# Tomcat-Server mit JSF auf Eclipse einrichten



## JSFFUnktionnnen (10. Sep 2010)

Hallo zusammen,

ich will mir ein Tomcat server mit JSF einrichten. Von anfang an bis zum schluss mit ECLIPSE! Also nicht netbeans und glassfish oder so nein es muss ECLIPSE sein.

Ich hab mir das neuste Eclipse runter geladen, dann den Tomcat 7.0 und JRE und JDK installiert. 

Kann mir eventuell jemand eine Schritt für Schritt anleitung machen mit Eclipse bis zum ausführenden Hello World programm. 
Bin Azubi und soll mich als einziger in JSF einarbeiten, die anderen können mir nicht helfen.

Hab mir schon ein Buch geholt aber das hilft alles nicht. Ich kann weil nichtmal anfangen zu Programmieren

Verzweifel langsam


----------



## JohannisderKaeufer (10. Sep 2010)

Dann hoffentlich auch die JEE-Edition von Eclipse.

Das WTP sollte dabei sein.


----------



## kidsos (10. Sep 2010)

Ist eigentlich relativ einfach, wenn man's weiß 

Bei Eclipse gehe ich mal davon aus, dass du die Version für Java EE Developers installiert hast.

Los gehts:
1. In Eclipse direkt ein neues "Dynamic Web Project" erstellen. Dort dann gleich auch die Target Runtime für den Tomcat konfigurieren (weiter zu 2.)

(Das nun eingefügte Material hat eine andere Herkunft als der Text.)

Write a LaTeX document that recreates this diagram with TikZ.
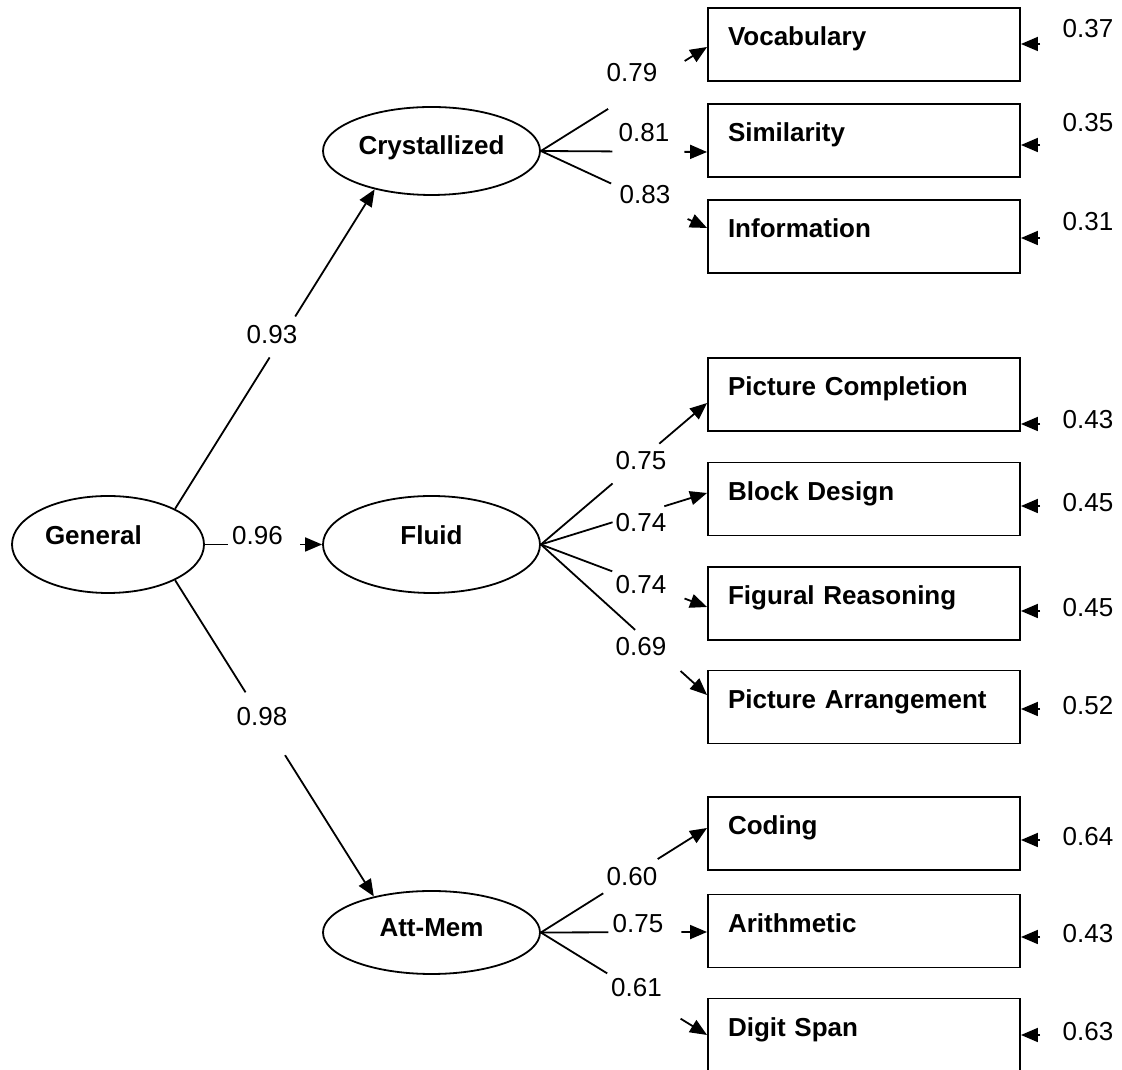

2. "New Runtime" öffnen und dort deine Tomcat-Version auswählen. Im nächsten Fenster musst du dann das Verzeichnis deiner Tomcat-Installation angeben. Damit Tomcat aus Eclipse einwandfrei startet, musst du über "Installed JREs..." dein JDK-Pfad angeben (also "Add" -> "Standard VM" -> Pfad angeben über "Directory", z.B. "C:\Program Files\Java\jdk1.6.0_20"). Wenn du damit fertig bist, nicht vergessen den Haken bei "Installed JREs" auf dein JDK zu setzen. Anschließend alle Fenster beenden, bis du zum Fenster "New Dynamic Web Project" zurückgekehrt bist. Tomcat ist soweit jetzt konfiguriert. Weiter gehts mit JSF.

3. Über "Modify" kannst du angeben, dass du mit JSF arbeiten möchtest. Also Haken drauf und OK.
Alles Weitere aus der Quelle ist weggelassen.